_What this task involves_
Restate the full listing word for word and leave the pictures out.

_Given data_
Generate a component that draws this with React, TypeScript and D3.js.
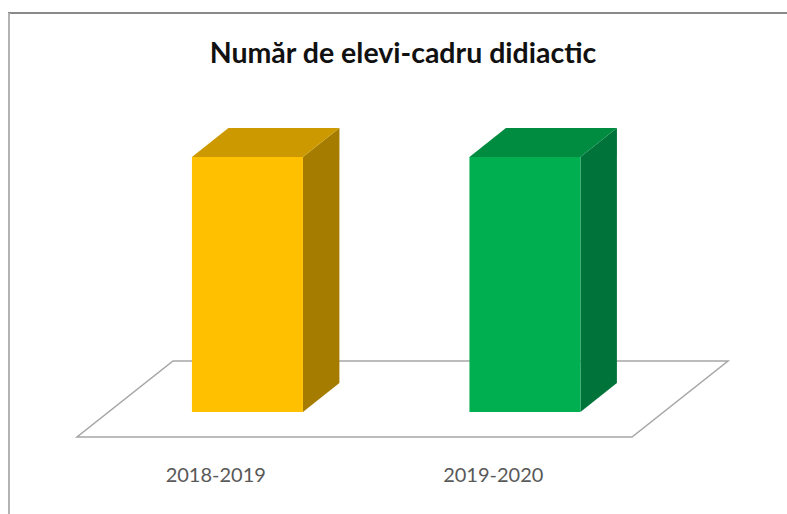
import React, { useEffect, useRef } from 'react';
import * as d3 from 'd3';

// Chart data (both columns are the same height, no value axis shown)
const categories = ['2018-2019', '2019-2020'];
const values = [12, 12];
const frontColors = ['#FFC000', '#00B050'];
const topColors = ['#CC9A00', '#008C40'];
const sideColors = ['#A67C00', '#00733A'];
const title = 'Număr de elevi-cadru didiactic';

const App: React.FC = () => {
  const svgRef = useRef<SVGSVGElement>(null);

  useEffect(() => {
    if (!svgRef.current) return;
    const svg = d3.select(svgRef.current);
    svg.selectAll('*').remove();

    const width = 787;
    const height = 514;

    // Floor geometry (oblique projection)
    const floorLeft = 77;
    const floorRight = 632;
    const floorFrontY = 437;
    const depth = { dx: 96, dy: -76 }; // full floor depth vector
    const zFront = 0.33; // bar front position in depth
    const zBack = 0.71; // bar back position in depth
    const barHeight = 255;

    const xScale = d3.scaleBand<string>()
      .domain(categories)
      .range([floorLeft, floorRight])
      .paddingInner(0.6)
      .paddingOuter(0.3);

    const yScale = d3.scaleLinear()
      .domain([0, d3.max(values) ?? 1])
      .range([0, barHeight]);

    const proj = (x: number, y: number, z: number): [number, number] => [
      x + z * depth.dx,
      y + z * depth.dy,
    ];

    // background
    svg.append('rect')
      .attr('width', width)
      .attr('height', height)
      .attr('fill', '#ffffff');

    // frame (only top and left edges visible)
    svg.append('line')
      .attr('x1', 8).attr('x2', width)
      .attr('y1', 13).attr('y2', 13)
      .attr('stroke', '#8a8a8a')
      .attr('stroke-width', 2);
    svg.append('line')
      .attr('x1', 9).attr('x2', 9)
      .attr('y1', 13).attr('y2', height)
      .attr('stroke', '#b3b3b3')
      .attr('stroke-width', 2);

    // title
    svg.append('text')
      .attr('x', 403)
      .attr('y', 63)
      .attr('text-anchor', 'middle')
      .attr('font-family', 'Lato, "Open Sans", sans-serif')
      .attr('font-weight', 'bold')
      .attr('font-size', 28.5)
      .attr('fill', '#111')
      .text(title);

    // floor
    const floorPts = [
      proj(floorLeft, floorFrontY, 0),
      proj(floorRight, floorFrontY, 0),
      proj(floorRight, floorFrontY, 1),
      proj(floorLeft, floorFrontY, 1),
    ];
    svg.append('path')
      .attr('d', d3.line()(floorPts)! + 'Z')
      .attr('fill', '#ffffff')
      .attr('stroke', '#a6a6a6')
      .attr('stroke-width', 1.5);

    // bars
    const g = svg.append('g');
    categories.forEach((c, i) => {
      const x0 = xScale(c)!;
      const x1 = x0 + xScale.bandwidth();
      const h = yScale(values[i]);
      const base = floorFrontY;

      const fBL = proj(x0, base, zFront);
      const fBR = proj(x1, base, zFront);
      const fTL = proj(x0, base - h, zFront);
      const fTR = proj(x1, base - h, zFront);
      const bBR = proj(x1, base, zBack);
      const bTL = proj(x0, base - h, zBack);
      const bTR = proj(x1, base - h, zBack);

      // side face
      g.append('path')
        .attr('d', d3.line()([fBR, bBR, bTR, fTR])! + 'Z')
        .attr('fill', sideColors[i]);
      // top face
      g.append('path')
        .attr('d', d3.line()([fTL, fTR, bTR, bTL])! + 'Z')
        .attr('fill', topColors[i]);
      // front face
      g.append('path')
        .attr('d', d3.line()([fBL, fBR, fTR, fTL])! + 'Z')
        .attr('fill', frontColors[i]);
    });

    // category labels
    svg.append('g')
      .selectAll('text')
      .data(categories)
      .join('text')
      .attr('x', d => xScale(d)! + xScale.bandwidth() / 2)
      .attr('y', 482)
      .attr('text-anchor', 'middle')
      .attr('font-family', 'Lato, "Open Sans", sans-serif')
      .attr('font-size', 20)
      .attr('fill', '#595959')
      .text(d => d);
  }, []);

  return (
    <div style={{ position: 'absolute', left: 0, top: 0 }}>
      <svg ref={svgRef} width={787} height={514} style={{ display: 'block' }} />
    </div>
  );
};

export default App;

_Response for this exercise_
Generate a component that draws this with React, TypeScript and D3.js.
import React, { useEffect, useRef } from 'react';
import * as d3 from 'd3';

// Chart data (both columns are the same height, no value axis shown)
const categories = ['2018-2019', '2019-2020'];
const values = [12, 12];
const frontColors = ['#FFC000', '#00B050'];
const topColors = ['#CC9A00', '#008C40'];
const sideColors = ['#A67C00', '#00733A'];
const title = 'Număr de elevi-cadru didiactic';

const App: React.FC = () => {
  const svgRef = useRef<SVGSVGElement>(null);

  useEffect(() => {
    if (!svgRef.current) return;
    const svg = d3.select(svgRef.current);
    svg.selectAll('*').remove();

    const width = 787;
    const height = 514;

    // Floor geometry (oblique projection)
    const floorLeft = 77;
    const floorRight = 632;
    const floorFrontY = 437;
    const depth = { dx: 96, dy: -76 }; // full floor depth vector
    const zFront = 0.33; // bar front position in depth
    const zBack = 0.71; // bar back position in depth
    const barHeight = 255;

    const xScale = d3.scaleBand<string>()
      .domain(categories)
      .range([floorLeft, floorRight])
      .paddingInner(0.6)
      .paddingOuter(0.3);

    const yScale = d3.scaleLinear()
      .domain([0, d3.max(values) ?? 1])
      .range([0, barHeight]);

    const proj = (x: number, y: number, z: number): [number, number] => [
      x + z * depth.dx,
      y + z * depth.dy,
    ];

    // background
    svg.append('rect')
      .attr('width', width)
      .attr('height', height)
      .attr('fill', '#ffffff');

    // frame (only top and left edges visible)
    svg.append('line')
      .attr('x1', 8).attr('x2', width)
      .attr('y1', 13).attr('y2', 13)
      .attr('stroke', '#8a8a8a')
      .attr('stroke-width', 2);
    svg.append('line')
      .attr('x1', 9).attr('x2', 9)
      .attr('y1', 13).attr('y2', height)
      .attr('stroke', '#b3b3b3')
      .attr('stroke-width', 2);

    // title
    svg.append('text')
      .attr('x', 403)
      .attr('y', 63)
      .attr('text-anchor', 'middle')
      .attr('font-family', 'Lato, "Open Sans", sans-serif')
      .attr('font-weight', 'bold')
      .attr('font-size', 28.5)
      .attr('fill', '#111')
      .text(title);

    // floor
    const floorPts = [
      proj(floorLeft, floorFrontY, 0),
      proj(floorRight, floorFrontY, 0),
      proj(floorRight, floorFrontY, 1),
      proj(floorLeft, floorFrontY, 1),
    ];
    svg.append('path')
      .attr('d', d3.line()(floorPts)! + 'Z')
      .attr('fill', '#ffffff')
      .attr('stroke', '#a6a6a6')
      .attr('stroke-width', 1.5);

    // bars
    const g = svg.append('g');
    categories.forEach((c, i) => {
      const x0 = xScale(c)!;
      const x1 = x0 + xScale.bandwidth();
      const h = yScale(values[i]);
      const base = floorFrontY;

      const fBL = proj(x0, base, zFront);
      const fBR = proj(x1, base, zFront);
      const fTL = proj(x0, base - h, zFront);
      const fTR = proj(x1, base - h, zFront);
      const bBR = proj(x1, base, zBack);
      const bTL = proj(x0, base - h, zBack);
      const bTR = proj(x1, base - h, zBack);

      // side face
      g.append('path')
        .attr('d', d3.line()([fBR, bBR, bTR, fTR])! + 'Z')
        .attr('fill', sideColors[i]);
      // top face
      g.append('path')
        .attr('d', d3.line()([fTL, fTR, bTR, bTL])! + 'Z')
        .attr('fill', topColors[i]);
      // front face
      g.append('path')
        .attr('d', d3.line()([fBL, fBR, fTR, fTL])! + 'Z')
        .attr('fill', frontColors[i]);
    });

    // category labels
    svg.append('g')
      .selectAll('text')
      .data(categories)
      .join('text')
      .attr('x', d => xScale(d)! + xScale.bandwidth() / 2)
      .attr('y', 482)
      .attr('text-anchor', 'middle')
      .attr('font-family', 'Lato, "Open Sans", sans-serif')
      .attr('font-size', 20)
      .attr('fill', '#595959')
      .text(d => d);
  }, []);

  return (
    <div style={{ position: 'absolute', left: 0, top: 0 }}>
      <svg ref={svgRef} width={787} height={514} style={{ display: 'block' }} />
    </div>
  );
};

export default App;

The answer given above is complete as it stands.